In any other week, the blizzard of bad real-economy news this week would have been a major story. Not this week, though, when the bailouts announced on Monday and Tuesday left the economic world in a state of cautious optimism and the stock market actually closed up for the week (admittedly, after a terrible previous week). Let’s just summarize:
- Construction: Housing starts in September were 31% down from a year before, lower than expected, and building permits were down 38%.
- Retail spending fell 1.2% month-over-month in September, after declines in the previous months.
- Industrial production fell 2.8% month-over-month, far more than expected.

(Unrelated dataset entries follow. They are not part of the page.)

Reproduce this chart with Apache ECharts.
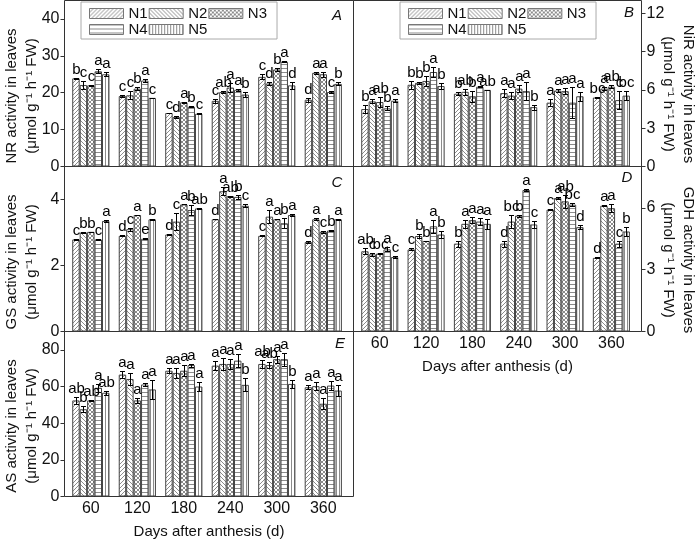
<!DOCTYPE html>
<html><head><meta charset="utf-8">
<script src="https://cdn.jsdelivr.net/npm/echarts@6/dist/echarts.min.js"></script>
<style>html,body{margin:0;padding:0;background:#fff}#c{width:700px;height:543px}</style>
</head><body><div id="c"></div>
<script>
// ---------- data ----------
const days = [60, 120, 180, 240, 300, 360];
const dayLabels = ['60', '120', '180', '240', '300', '360'];
const treatments = ['N1', 'N2', 'N3', 'N4', 'N5'];

// A: NR activity
const nrMean = [
  [23.9, 19.1, 14.5, 17.8, 24.3, 18.1],
  [22.1, 19.3, 13.4, 20.2, 22.5, 25.4],
  [22.0, 21.1, 17.4, 21.4, 26.3, 25.0],
  [25.8, 23.3, 16.2, 20.8, 28.4, 20.2],
  [25.0, 18.6, 14.3, 19.5, 22.0, 22.4]
];
const nrErr = [
  [0.2, 0.3, 0.1, 0.6, 0.7, 0.5],
  [1.1, 1.1, 0.3, 0.2, 0.3, 0.3],
  [0.1, 0.4, 0.1, 1.3, 0.5, 0.7],
  [0.5, 0.5, 0.2, 0.2, 0.1, 0.2],
  [0.5, 0.1, 0.2, 0.6, 1.0, 0.4]
];
const nrLetters = [
  ['b', 'c', 'c', 'c', 'c', 'd'],
  ['c', 'c', 'd', 'ab', 'd', 'a'],
  ['c', 'b', 'a', 'a', 'b', 'a'],
  ['a', 'a', 'b', 'a', 'a', 'c'],
  ['a', 'c', 'c', 'b', 'd', 'b']
];

// B: NiR activity
const nirMean = [
  [4.5, 6.4, 5.7, 5.75, 5.0, 5.4],
  [5.1, 6.55, 5.85, 5.55, 5.95, 6.1],
  [5.05, 6.7, 5.5, 6.1, 5.9, 6.25],
  [4.55, 7.4, 6.25, 5.9, 5.0, 5.2],
  [5.15, 6.3, 6.0, 4.65, 5.5, 5.55]
];
const nirErr = [
  [0.3, 0.3, 0.1, 0.3, 0.3, 0.05],
  [0.15, 0.1, 0.25, 0.3, 0.15, 0.1],
  [0.4, 0.4, 0.45, 0.3, 0.25, 0.1],
  [0.15, 0.4, 0.05, 0.7, 1.2, 0.7],
  [0.1, 0.25, 0.02, 0.2, 0.35, 0.35]
];
const nirLetters = [
  ['b', 'b', 'b', 'a', 'a', 'bc'],
  ['a', 'b', 'ab', 'a', 'a', 'a'],
  ['ab', 'b', 'b', 'a', 'a', 'ab'],
  ['b', 'a', 'a', 'a', 'a', 'c'],
  ['a', 'b', 'ab', 'b', 'a', 'bc']
];

// C: GS activity
const gsMean = [
  [2.79, 2.9, 2.94, 3.4, 2.9, 2.71],
  [3.0, 3.1, 3.33, 4.25, 3.48, 3.4],
  [3.02, 3.53, 3.85, 4.1, 3.4, 3.02],
  [2.79, 2.81, 3.68, 4.08, 3.28, 3.06],
  [3.35, 3.4, 3.73, 3.81, 3.53, 3.4]
];
const gsErr = [
  [0.02, 0.01, 0.02, 0.0, 0.02, 0.02],
  [0.01, 0.05, 0.25, 0.12, 0.2, 0.03],
  [0.01, 0.01, 0.0, 0.01, 0.0, 0.04],
  [0.02, 0.02, 0.15, 0.06, 0.15, 0.02],
  [0.04, 0.02, 0.02, 0.05, 0.02, 0.01]
];
const gsLetters = [
  ['c', 'd', 'd', 'd', 'c', 'd'],
  ['b', 'c', 'c', 'a', 'a', 'a'],
  ['b', 'a', 'a', 'ab', 'a', 'c'],
  ['c', 'e', 'b', 'b', 'b', 'b'],
  ['a', 'b', 'ab', 'c', 'a', 'a']
];

// D: GDH activity
const gdhMean = [
  [3.89, 3.98, 4.26, 4.26, 5.91, 3.57],
  [3.74, 4.63, 5.22, 5.33, 6.47, 6.1],
  [3.78, 4.39, 5.4, 5.62, 6.31, 5.98],
  [3.98, 5.1, 5.33, 6.86, 6.15, 4.26],
  [3.61, 4.7, 5.22, 5.19, 5.06, 4.85]
];
const gdhErr = [
  [0.15, 0.05, 0.15, 0.15, 0.03, 0.03],
  [0.06, 0.08, 0.2, 0.3, 0.03, 0.03],
  [0.03, 0.01, 0.15, 0.05, 0.3, 0.2],
  [0.1, 0.3, 0.15, 0.06, 0.08, 0.15],
  [0.03, 0.15, 0.25, 0.15, 0.1, 0.2]
];
const gdhLetters = [
  ['ab', 'c', 'b', 'd', 'c', 'd'],
  ['c', 'b', 'a', 'bc', 'a', 'a'],
  ['bc', 'b', 'a', 'b', 'ab', 'a'],
  ['a', 'a', 'a', 'a', 'bc', 'c'],
  ['c', 'b', 'a', 'c', 'd', 'b']
];

// E: AS activity
const asMean = [
  [52.4, 66.5, 68.6, 71.4, 72.3, 59.6],
  [47.6, 64.1, 67.4, 72.3, 71.7, 60.2],
  [52.4, 52.4, 68.6, 72.3, 74.9, 50.6],
  [59.3, 61.1, 71.7, 74.1, 74.9, 60.5],
  [56.6, 58.4, 60.0, 60.9, 61.4, 57.8]
];
const asErr = [
  [2.0, 2.0, 1.5, 2.5, 2.2, 1.0],
  [1.5, 3.5, 2.5, 3.5, 1.5, 2.0],
  [0.2, 1.5, 3.0, 2.5, 2.0, 3.0],
  [2.2, 1.0, 0.8, 3.5, 3.5, 2.5],
  [1.0, 5.0, 2.5, 3.5, 2.0, 3.0]
];
const asLetters = [
  ['ab', 'a', 'a', 'a', 'ab', 'a'],
  ['b', 'a', 'a', 'a', 'ab', 'a'],
  ['ab', 'a', 'a', 'a', 'a', 'a'],
  ['a', 'a', 'a', 'a', 'a', 'a'],
  ['ab', 'a', 'a', 'b', 'b', 'a']
];

// axis tick labels
const nrTicks = [0, 10, 20, 30, 40];
const nirTicks = [0, 3, 6, 9, 12];
const gsTicks = [0, 2, 4];
const gdhTicks = [0, 3, 6];
const asTicks = [0, 20, 40, 60, 80];

// ---------- styling ----------
const FONT = "'Liberation Sans', Arial, Helvetica, sans-serif";
const LINE = '#8c8c8c';

function makePattern(kind) {
  const s = kind === 'h' ? 4 : (kind === 'v' ? 3 : 4);
  const c = document.createElement('canvas');
  c.width = s; c.height = s;
  const g = c.getContext('2d');
  g.fillStyle = '#fff'; g.fillRect(0, 0, s, s);
  g.strokeStyle = LINE; g.lineWidth = 1;
  g.beginPath();
  if (kind === 'fwd' || kind === 'x') {
    g.moveTo(0, s); g.lineTo(s, 0);
    g.moveTo(-1, 1); g.lineTo(1, -1);
    g.moveTo(s - 1, s + 1); g.lineTo(s + 1, s - 1);
  }
  if (kind === 'back' || kind === 'x') {
    g.moveTo(0, 0); g.lineTo(s, s);
    g.moveTo(-1, s - 1); g.lineTo(1, s + 1);
    g.moveTo(s - 1, -1); g.lineTo(s + 1, 1);
  }
  if (kind === 'h') { g.moveTo(0, 0.5); g.lineTo(s, 0.5); }
  if (kind === 'v') { g.moveTo(0.5, 0); g.lineTo(0.5, s); }
  g.stroke();
  return { image: c, repeat: 'repeat' };
}
const patterns = [makePattern('fwd'), makePattern('back'), makePattern('x'), makePattern('h'), makePattern('v')];

const panels = [
  { mean: nrMean, err: nrErr, letters: nrLetters, ticks: nrTicks, max: 45, left: 64.5, top: 0.5, w: 289, h: 166, side: 'left', xl: false },
  { mean: nirMean, err: nirErr, letters: nirLetters, ticks: nirTicks, max: 13, left: 353.5, top: 0.5, w: 288, h: 166, side: 'right', xl: false },
  { mean: gsMean, err: gsErr, letters: gsLetters, ticks: gsTicks, max: 5, left: 64.5, top: 166.5, w: 289, h: 165, side: 'left', xl: false },
  { mean: gdhMean, err: gdhErr, letters: gdhLetters, ticks: gdhTicks, max: 8, left: 353.5, top: 166.5, w: 288, h: 165, side: 'right', xl: true },
  { mean: asMean, err: asErr, letters: asLetters, ticks: asTicks, max: 90, left: 64.5, top: 331.5, w: 289, h: 165, side: 'left', xl: true }
];

const grid = [], xAxis = [], yAxis = [], series = [];
panels.forEach((p, k) => {
  grid.push({ left: p.left, top: p.top, width: p.w, height: p.h, show: true, borderColor: '#333', borderWidth: 1, backgroundColor: 'transparent', containLabel: false });
  xAxis.push({
    type: 'value', gridIndex: k, min: 26, max: 399,
    axisLine: { show: false }, splitLine: { show: false },
    axisTick: { show: true, inside: true, length: 3, customValues: days, lineStyle: { color: '#333' } },
    axisLabel: { show: p.xl, customValues: days, formatter: v => dayLabels[days.indexOf(v)] || '', fontSize: 16, fontFamily: FONT, color: '#111', margin: 4 },
    name: p.xl ? 'Days after anthesis (d)' : '', nameLocation: 'middle', nameGap: 28,
    nameTextStyle: { fontSize: 15, fontFamily: FONT, color: '#111' }
  });
  yAxis.push({
    type: 'value', gridIndex: k, position: p.side, min: 0, max: p.max,
    axisLine: { show: false }, splitLine: { show: false },
    axisTick: { show: true, inside: false, length: 4, customValues: p.ticks, lineStyle: { color: '#333' } },
    axisLabel: { customValues: p.ticks, fontSize: 16, fontFamily: FONT, color: '#111', margin: 5 }
  });
  treatments.forEach((t, i) => {
    series.push({
      type: 'bar', name: t, xAxisIndex: k, yAxisIndex: k,
      data: days.map((d, j) => [d, p.mean[i][j]]),
      barGap: '0%', barCategoryGap: '20%',
      itemStyle: { color: patterns[i], borderColor: '#444', borderWidth: 1 },
      emphasis: { disabled: true }, silent: true
    });
  });
  const items = [];
  treatments.forEach((t, i) => days.forEach((d, j) => items.push([d, p.mean[i][j], p.err[i][j], i, j])));
  series.push({
    type: 'custom', xAxisIndex: k, yAxisIndex: k, z: 10, silent: true,
    data: items, encode: { x: 0, y: 1 },
    renderItem: (params, api) => {
      const x = api.value(0), v = api.value(1), e = api.value(2), i = api.value(3), j = api.value(4);
      const c = api.coord([x, v]);
      const band = api.size([60, 0])[0];
      const bw = band * 0.8 / 5;
      const cx = Math.round(c[0] + (i - 2) * bw) + 0.5;
      const yt = Math.round(api.coord([x, v + e])[1]) + 0.5;
      const yb = Math.round(api.coord([x, v - e])[1]) + 0.5;
      const st = { stroke: '#000', lineWidth: 1 };
      return {
        type: 'group', children: [
          { type: 'line', shape: { x1: cx, y1: yt, x2: cx, y2: yb }, style: st },
          { type: 'line', shape: { x1: cx - 2.5, y1: yt, x2: cx + 2.5, y2: yt }, style: st },
          { type: 'line', shape: { x1: cx - 2.5, y1: yb, x2: cx + 2.5, y2: yb }, style: st },
          { type: 'text', style: { text: p.letters[i][j], x: cx, y: yt - 1, textAlign: 'center', textVerticalAlign: 'bottom', font: '15px ' + FONT, fill: '#000' } }
        ]
      };
    }
  });
});

const legendBase = {
  top: 2, width: 185, itemWidth: 34, itemHeight: 10, itemGap: 1, icon: 'rect',
  padding: [4, 10, 2, 8], borderColor: '#aaa', borderWidth: 1,
  itemStyle: { borderColor: '#777', borderWidth: 1 },
  textStyle: { fontSize: 15, fontFamily: FONT, color: '#111' },
  data: treatments, selectedMode: false
};

const titleStyle = (txt) => ({ text: txt, textAlign: 'center', textVerticalAlign: 'middle', font: '15px ' + FONT, fill: '#111', lineHeight: 20 });
const unit = '(\u03bcmol g\u207b\u00b9 h\u207b\u00b9 FW)';
const graphic = [
  { type: 'text', x: 22, y: 96, rotation: Math.PI / 2, style: titleStyle('NR activity in leaves\n' + unit) },
  { type: 'text', x: 22, y: 262, rotation: Math.PI / 2, style: titleStyle('GS activity in leaves\n' + unit) },
  { type: 'text', x: 22, y: 426, rotation: Math.PI / 2, style: titleStyle('AS activity in leaves\n' + unit) },
  { type: 'text', x: 678, y: 94, rotation: -Math.PI / 2, style: titleStyle('NiR activity in leaves\n' + unit) },
  { type: 'text', x: 678, y: 260, rotation: -Math.PI / 2, style: titleStyle('GDH activity in leaves\n' + unit) },
  { type: 'text', x: 337, y: 16, style: { text: 'A', font: 'italic 15px ' + FONT, fill: '#111', textAlign: 'center', textVerticalAlign: 'middle' } },
  { type: 'text', x: 629, y: 13, style: { text: 'B', font: 'italic 15px ' + FONT, fill: '#111', textAlign: 'center', textVerticalAlign: 'middle' } },
  { type: 'text', x: 337, y: 183, style: { text: 'C', font: 'italic 15px ' + FONT, fill: '#111', textAlign: 'center', textVerticalAlign: 'middle' } },
  { type: 'text', x: 627, y: 178, style: { text: 'D', font: 'italic 15px ' + FONT, fill: '#111', textAlign: 'center', textVerticalAlign: 'middle' } },
  { type: 'text', x: 340, y: 344, style: { text: 'E', font: 'italic 15px ' + FONT, fill: '#111', textAlign: 'center', textVerticalAlign: 'middle' } }
];

const chart = echarts.init(document.getElementById('c'), null, { renderer: 'canvas' });
chart.setOption({
  animation: false,
  backgroundColor: '#fff',
  grid, xAxis, yAxis, series, graphic,
  legend: [Object.assign({ left: 81 }, legendBase), Object.assign({ left: 400 }, legendBase)]
});
</script></body></html>
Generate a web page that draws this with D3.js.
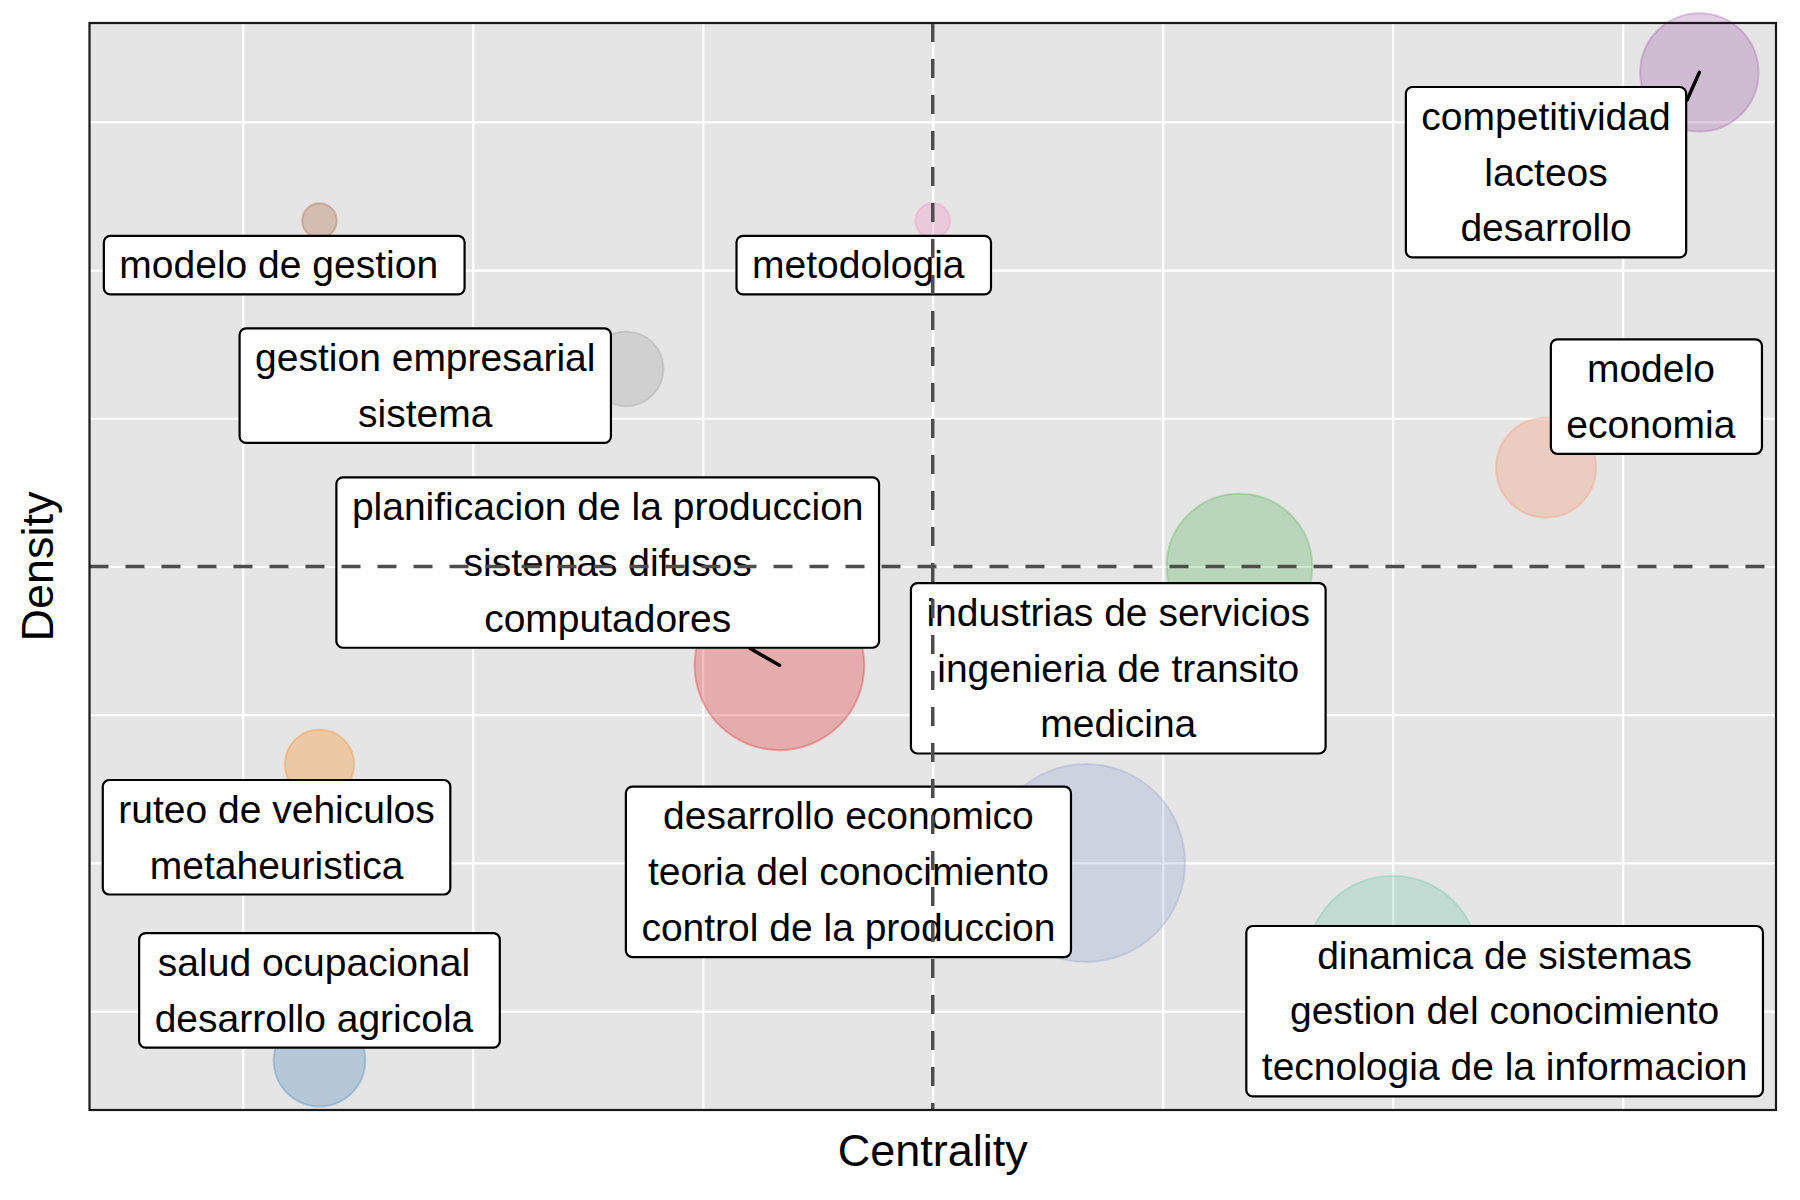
<!DOCTYPE html>
<html>
<head>
<meta charset="utf-8">
<script src="https://cdn.jsdelivr.net/npm/d3@7/dist/d3.min.js"></script>
<style>
  html, body { margin: 0; padding: 0; background: #ffffff; }
  svg { display: block; font-family: "Liberation Sans", Arial, Helvetica, sans-serif; }
</style>
</head>
<body>
<svg id="chart" width="1800" height="1200"></svg>
<script>
// ---- data (cluster themes: centrality rank, density rank, frequency) ----
const clusterLabels = [
  ["competitividad", "lacteos", "desarrollo"],
  ["metodologia"],
  ["modelo de gestion"],
  ["gestion empresarial", "sistema"],
  ["modelo", "economia"],
  ["industrias de servicios", "ingenieria de transito", "medicina"],
  ["planificacion de la produccion", "sistemas difusos", "computadores"],
  ["ruteo de vehiculos", "metaheuristica"],
  ["desarrollo economico", "teoria del conocimiento", "control de la produccion"],
  ["dinamica de sistemas", "gestion del conocimiento", "tecnologia de la informacion"],
  ["salud ocupacional", "desarrollo agricola"]
];
const centrality = [11, 6, 2, 4, 10, 8, 5, 2, 7, 9, 2];
const density    = [11, 9.5, 9.5, 8, 7, 6, 5, 4, 3, 2, 1];
const freq       = [35, 3, 3, 14, 25, 53, 72, 12, 98, 74, 21];
const clusterColors = ["#984EA3", "#F781BF", "#A65628", "#999999", "#FC8D62", "#4DAF4A",
                       "#E41A1C", "#FF7F00", "#8DA0CB", "#66C2A5", "#377EB8"];
const gridTicks = [1.5, 3, 4.5, 6, 7.5, 9, 10.5];
const xTitle = "Centrality";
const yTitle = "Density";

// ---- label layout (repelled label centres, in data units) ----
const labelX = [10.0, 5.55, 1.77, 2.69, 10.72, 7.21, 3.88, 1.72, 5.45, 9.73, 2.00];
const labelY = [9.99, 9.05, 9.05, 7.83, 7.72, 4.97, 6.04, 3.26, 2.91, 1.50, 1.71];
const labelExtraPad = [0, 11, 11, 0, 11, 0, 0, 0, 0, 0, 11];
const segEnd = { 0: [10.92, 10.72], 6: [4.81, 5.17] };

// ---- layout ----
const panel = { left: 89.5, right: 1776, top: 23, bottom: 1110 };
const svg = d3.select("#chart");

const x = d3.scaleLinear().domain([0.5, 11.5]).range([panel.left, panel.right]);
const y = d3.scaleLinear().domain([0.5, 11.5]).range([panel.bottom, panel.top]);
const r = d3.scaleSqrt().domain([0, d3.max(freq)]).range([0, 99]);

const data = clusterLabels.map((lab, i) => ({
  lab, cx: centrality[i], cy: density[i], f: freq[i], col: clusterColors[i],
  lx: labelX[i], ly: labelY[i], extra: labelExtraPad[i], seg: segEnd[i]
}));

// panel background
svg.append("rect")
  .attr("x", panel.left).attr("y", panel.top)
  .attr("width", panel.right - panel.left).attr("height", panel.bottom - panel.top)
  .attr("fill", "#E5E5E5");

// gridlines via axes
const gx = svg.append("g")
  .attr("transform", `translate(0,${panel.bottom})`)
  .call(d3.axisBottom(x).tickValues(gridTicks).tickSize(-(panel.bottom - panel.top)).tickFormat(""));
const gy = svg.append("g")
  .attr("transform", `translate(${panel.left},0)`)
  .call(d3.axisLeft(y).tickValues(gridTicks).tickSize(-(panel.right - panel.left)).tickFormat(""));
[gx, gy].forEach(g => {
  g.select(".domain").remove();
  g.selectAll(".tick line").attr("stroke", "#ffffff").attr("stroke-width", 2.2);
});

// bubbles
svg.append("g").selectAll("circle")
  .data(data).join("circle")
  .attr("cx", d => x(d.cx)).attr("cy", d => y(d.cy)).attr("r", d => r(d.f))
  .attr("fill", d => d.col).attr("fill-opacity", 0.28)
  .attr("stroke", d => d.col).attr("stroke-opacity", 0.3).attr("stroke-width", 2);

// segments
svg.append("g").selectAll("line")
  .data(data.filter(d => d.seg)).join("line")
  .attr("x1", d => x(d.cx)).attr("y1", d => y(d.cy))
  .attr("x2", d => x(d.seg[0])).attr("y2", d => y(d.seg[1]))
  .attr("stroke", "#000").attr("stroke-width", 3.5).attr("stroke-linecap", "round");

// labels
const fontSize = 39, lineStep = 55.9, firstBase = 42.6, padX = 15.5, oneLineH = 58.6;
const lg = svg.append("g");
data.forEach(d => {
  const g = lg.append("g");
  const rect = g.append("rect");
  const t = g.append("text").attr("font-size", fontSize).attr("fill", "#000").attr("text-anchor", "middle");
  const spans = d.lab.map((s, k) => t.append("tspan").text(s));
  const tw = d3.max(spans, sp => sp.node().getComputedTextLength());
  const W = tw + 2 * padX + d.extra;
  const H = oneLineH + (d.lab.length - 1) * lineStep;
  const left = x(d.lx) - W / 2, top = y(d.ly) - H / 2;
  rect.attr("x", left).attr("y", top).attr("width", W).attr("height", H)
    .attr("rx", 6.5).attr("ry", 6.5)
    .attr("fill", "#ffffff").attr("stroke", "#000").attr("stroke-width", 2.2);
  const tcx = left + padX + tw / 2;
  spans.forEach((sp, k) => sp.attr("x", tcx).attr("y", top + firstBase + k * lineStep));
});

// mean reference lines (dashed, on top)
const mx = d3.mean(centrality), my = d3.mean(density);
svg.append("line")
  .attr("x1", x(mx)).attr("x2", x(mx)).attr("y1", panel.top).attr("y2", panel.bottom)
  .attr("stroke", "#4D4D4D").attr("stroke-width", 3.5).attr("stroke-dasharray", "19,17");
svg.append("line")
  .attr("x1", panel.left).attr("x2", panel.right).attr("y1", y(my)).attr("y2", y(my))
  .attr("stroke", "#4D4D4D").attr("stroke-width", 3.5).attr("stroke-dasharray", "19,17");

// panel border
svg.append("rect")
  .attr("x", panel.left).attr("y", panel.top)
  .attr("width", panel.right - panel.left).attr("height", panel.bottom - panel.top)
  .attr("fill", "none").attr("stroke", "#1a1a1a").attr("stroke-width", 2.2);

// axis titles
svg.append("text")
  .attr("x", (panel.left + panel.right) / 2).attr("y", 1166)
  .attr("text-anchor", "middle").attr("font-size", 45).attr("fill", "#000")
  .text(xTitle);
svg.append("text")
  .attr("transform", `translate(53,${(panel.top + panel.bottom) / 2}) rotate(-90)`)
  .attr("text-anchor", "middle").attr("font-size", 45).attr("fill", "#000")
  .text(yTitle);
</script>
</body>
</html>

And remember, the acute phase of the credit crisis only began in the middle of September when, in the space of four days, Lehman failed, AIG was bailed out, and Paulson and Bernanke announced that we were all in serious trouble. The mood of general panic that set in then and only began to dissipate this past week is only partially reflected in these figures. In case anyone isn’t sure why these numbers matter: when consumers buy less, and companies produce less, that’s when companies lay people off.
I don’t think I’m frightening anyone here, since just about everyone thinks that we’re already in a recession. I just want to reiterate the point that even if the credit crisis begins to lift, the preceding slowdown in the real economy has become a major problem that will need major action to solve. Hence the importance of the discussion of fiscal stimulus that is kicking into gear among both economists and politicians.